How to build a house

When I was a child, my Sunday School class would sing a song about building a house, along with actions. Perhaps you know it. It goes like this: “The wise man built his house upon the rock”—arms and hands spread wide—“and the rains came tumbling down”—hands raised high above the head, fingers wiggling downward to the knees. “The rains came down, and the floods came up”—crouch on the floor, palms up, and move up to imitate rising water—“and the house on the rock stood firm”—fists hit each other firmly, one on top of the other.

castle on rock

Then came the second verse: “The foolish man built his house upon the sand, and the rains came tumbling down. The rains came down, and the floods came up…” The actions were the same until we came to the climax of the song: “…and the house on the sand fell down!” We would fall dramatically to the floor, deliberately trying to land on top of each other. The teacher, having lost control, would desperately try to regain our attention, while we laughed and squirmed.

Bournemouth

During the Sermon on the Mount, Jesus told this parable to the listening crowd. Some would only pay lip-service to his words. Others would ignore him. Jesus said they would be like those that built on sand. But those who took Jesus’ words to heart and put them into practice would be steady and secure.

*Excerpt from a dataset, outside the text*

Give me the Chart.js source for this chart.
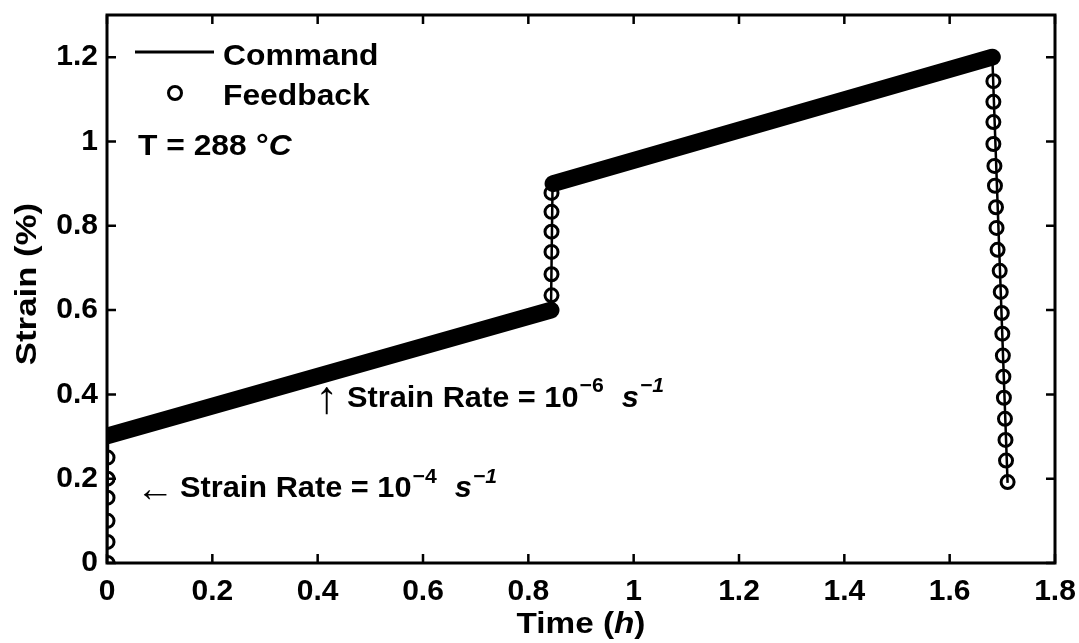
<!DOCTYPE html>
<html>
<head>
<meta charset="utf-8">
<title>Strain vs time</title>
<script src="https://cdn.jsdelivr.net/npm/chart.js@4.4.1/dist/chart.umd.min.js"></script>
<style>
  html, body { margin: 0; padding: 0; background: #fff; }
  #wrap { width: 1079px; height: 643px; }
</style>
</head>
<body>
<div id="wrap"><canvas id="strainChart" width="1079" height="643"></canvas></div>
<script>
// commanded strain path (time in h, strain in %)
const commandTime   = [0, 0.002, 0.843, 0.846, 1.681, 1.710];
const commandStrain = [0, 0.300, 0.600, 0.900, 1.200, 0.190];

// feedback on the slow ramps: samples so dense they merge into one band
const rampTime   = [0.002, 0.843, null, 0.847, 1.681];
const rampStrain = [0.302, 0.600, null, 0.900, 1.200];

// feedback samples on the fast segments
const loadTime     = [0.001, 0.001, 0.001, 0.001, 0.001, 0.001];
const loadStrain   = [0.000, 0.050, 0.100, 0.155, 0.200, 0.250];
const jumpTime     = [0.844, 0.844, 0.844, 0.844, 0.844, 0.844];
const jumpStrain   = [0.635, 0.685, 0.738, 0.786, 0.833, 0.878];
const unloadTime   = [1.683, 1.683, 1.683, 1.683, 1.685, 1.686, 1.688, 1.689, 1.691, 1.695,
                      1.697, 1.699, 1.700, 1.701, 1.702, 1.703, 1.705, 1.706, 1.707, 1.710];
const unloadStrain = [1.143, 1.094, 1.046, 0.994, 0.942, 0.895, 0.844, 0.795, 0.743, 0.693,
                      0.643, 0.593, 0.544, 0.492, 0.442, 0.392, 0.342, 0.292, 0.243, 0.192];

const xTicks = [0, 0.2, 0.4, 0.6, 0.8, 1, 1.2, 1.4, 1.6, 1.8];
const xTickLabels = ["0", "0.2", "0.4", "0.6", "0.8", "1", "1.2", "1.4", "1.6", "1.8"];
const yTicks = [0, 0.2, 0.4, 0.6, 0.8, 1, 1.2];
const yTickLabels = ["0", "0.2", "0.4", "0.6", "0.8", "1", "1.2"];

const FAMILY = '"Liberation Sans", Arial, sans-serif';
const ARROW_FAMILY = '"Liberation Serif", "DejaVu Serif", serif';
const bold = size => "bold " + size + "px " + FAMILY;
const boldItalic = size => "italic bold " + size + "px " + FAMILY;

function pairs(xs, ys) {
    return xs.map((x, i) => ({ x: x, y: ys[i] }));
}

// draws a row of text runs (mixed fonts / superscripts) on a baseline,
// sx widens the glyphs a little without changing their height
function drawRuns(ctx, x, y, runs, align, sx) {
    sx = sx || 1;
    ctx.textBaseline = "alphabetic";
    ctx.textAlign = "left";
    let total = 0;
    runs.forEach(r => {
        ctx.font = r.font;
        total += ctx.measureText(r.text).width + (r.dx || 0);
    });
    ctx.save();
    ctx.translate(x, y);
    ctx.scale(sx, 1);
    let cx = align === "center" ? -total / 2 : 0;
    runs.forEach(r => {
        ctx.font = r.font;
        cx += r.dx || 0;
        ctx.fillText(r.text, cx, r.dy || 0);
        cx += ctx.measureText(r.text).width;
    });
    ctx.restore();
}

const figureDecor = {
    id: "figureDecor",
    afterDraw(chart) {
        const ctx = chart.ctx;
        const area = chart.chartArea;
        const xs = chart.scales.x;
        const ys = chart.scales.y;
        const tick = 9;

        ctx.save();
        ctx.strokeStyle = "#000";
        ctx.fillStyle = "#000";

        // axes box with inward ticks on all four sides
        ctx.lineWidth = 3;
        ctx.strokeRect(area.left, area.top, area.right - area.left, area.bottom - area.top);
        ctx.lineWidth = 2.5;
        ctx.beginPath();
        xTicks.forEach(v => {
            const px = xs.getPixelForValue(v);
            ctx.moveTo(px, area.bottom);
            ctx.lineTo(px, area.bottom - tick);
            ctx.moveTo(px, area.top);
            ctx.lineTo(px, area.top + tick);
        });
        yTicks.forEach(v => {
            const py = ys.getPixelForValue(v);
            ctx.moveTo(area.left, py);
            ctx.lineTo(area.left + tick, py);
            ctx.moveTo(area.right, py);
            ctx.lineTo(area.right - tick, py);
        });
        ctx.stroke();

        // legend
        ctx.lineWidth = 3;
        ctx.beginPath();
        ctx.moveTo(135, 52);
        ctx.lineTo(214, 52);
        ctx.stroke();
        ctx.beginPath();
        ctx.arc(175, 93, 6.5, 0, Math.PI * 2);
        ctx.stroke();
        drawRuns(ctx, 223, 65, [{ text: "Command", font: bold(30) }], "left", 1.06);
        drawRuns(ctx, 223, 105, [{ text: "Feedback", font: bold(30) }], "left", 1.06);
        drawRuns(ctx, 138, 155, [{ text: "T = 288", font: bold(30) }], "left", 1.06);
        drawRuns(ctx, 256, 155, [
            { text: "°", font: bold(30) },
            { text: "C", font: boldItalic(30) }
        ], "left", 1.06);

        // strain rate notes
        drawRuns(ctx, 136, 501, [{ text: "\u2190", font: "38px " + ARROW_FAMILY }]);
        drawRuns(ctx, 180, 497, [
            { text: "Strain Rate = 10", font: bold(29) },
            { text: "\u22124", font: bold(20), dy: -14, dx: 1 },
            { text: " s", font: boldItalic(29), dx: 9 },
            { text: "\u22121", font: boldItalic(20), dy: -14, dx: 1 }
        ], "left", 1.06);
        drawRuns(ctx, 315, 413, [{ text: "\u2191", font: "46px " + ARROW_FAMILY }]);
        drawRuns(ctx, 347, 407, [
            { text: "Strain Rate = 10", font: bold(29) },
            { text: "\u22126", font: bold(20), dy: -15, dx: 1 },
            { text: " s", font: boldItalic(29), dx: 9 },
            { text: "\u22121", font: boldItalic(20), dy: -15, dx: 1 }
        ], "left", 1.06);

        // axis titles
        drawRuns(ctx, (area.left + area.right) / 2, 633, [
            { text: "Time (", font: bold(30) },
            { text: "h", font: boldItalic(30) },
            { text: ")", font: bold(30) }
        ], "center", 1.11);
        ctx.save();
        ctx.translate(36, 284);
        ctx.rotate(-Math.PI / 2);
        drawRuns(ctx, 0, 0, [{ text: "Strain (%)", font: bold(30) }], "center", 1.16);
        ctx.restore();

        ctx.restore();
    }
};

new Chart(document.getElementById("strainChart"), {
    type: "scatter",
    data: {
        datasets: [
            {
                label: "Command",
                data: pairs(commandTime, commandStrain),
                showLine: true,
                borderColor: "#000",
                borderWidth: 2.5,
                pointRadius: 0,
                fill: false
            },
            {
                label: "Feedback",
                data: pairs(loadTime, loadStrain)
                    .concat(pairs(jumpTime, jumpStrain))
                    .concat(pairs(unloadTime, unloadStrain)),
                showLine: false,
                pointStyle: "circle",
                pointRadius: 6.5,
                pointBorderWidth: 3,
                borderColor: "#000",
                backgroundColor: "rgba(0,0,0,0)"
            },
            {
                label: "Feedback ramp",
                data: pairs(rampTime, rampStrain),
                showLine: true,
                spanGaps: false,
                borderColor: "#000",
                borderWidth: 17,
                borderCapStyle: "round",
                borderJoinStyle: "round",
                pointRadius: 0
            }
        ]
    },
    options: {
        responsive: false,
        animation: false,
        devicePixelRatio: 1,
        layout: { padding: { left: 0, top: 15, right: 24, bottom: 0 } },
        plugins: {
            legend: { display: false },
            tooltip: { enabled: false }
        },
        scales: {
            x: {
                type: "linear",
                position: "bottom",
                min: 0,
                max: 1.8,
                grid: { display: false, drawTicks: false },
                border: { display: false },
                afterBuildTicks: scale => {
                    scale.ticks = xTicks.map(v => ({ value: v }));
                },
                afterFit: scale => {
                    scale.height = 80;
                    scale.paddingLeft = 0;
                    scale.paddingRight = 0;
                },
                ticks: {
                    color: "#000",
                    font: { family: FAMILY, size: 30, weight: "bold" },
                    padding: 11,
                    maxRotation: 0,
                    autoSkip: false,
                    callback: (value, index) => xTickLabels[index]
                }
            },
            y: {
                type: "linear",
                position: "left",
                min: 0,
                max: 1.3,
                grid: { display: false, drawTicks: false },
                border: { display: false },
                afterBuildTicks: scale => {
                    scale.ticks = yTicks.map(v => ({ value: v }));
                },
                afterFit: scale => {
                    scale.width = 107;
                    scale.paddingTop = 0;
                    scale.paddingBottom = 0;
                },
                ticks: {
                    color: "#000",
                    font: { family: FAMILY, size: 30, weight: "bold" },
                    padding: 9,
                    autoSkip: false,
                    callback: (value, index) => yTickLabels[index]
                }
            }
        }
    },
    plugins: [figureDecor]
});
</script>
</body>
</html>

A firm foundation is the key for both physical and spiritual construction. In the spiritual building of the church, the foundation is Jesus Christ. Those who have gone before us in the church have built on this foundation. We build with them on it, too, and we become part of the church that stands strong. We are not constructing individual spiritual houses. We build together—on the rock, Jesus Christ.

Don’t despair if you think the church looks like a jumbled, higgledy-piggledy mess—it has a solid foundation.

YOLO! You Only Live Once—so make sure you’re building on a firm foundation.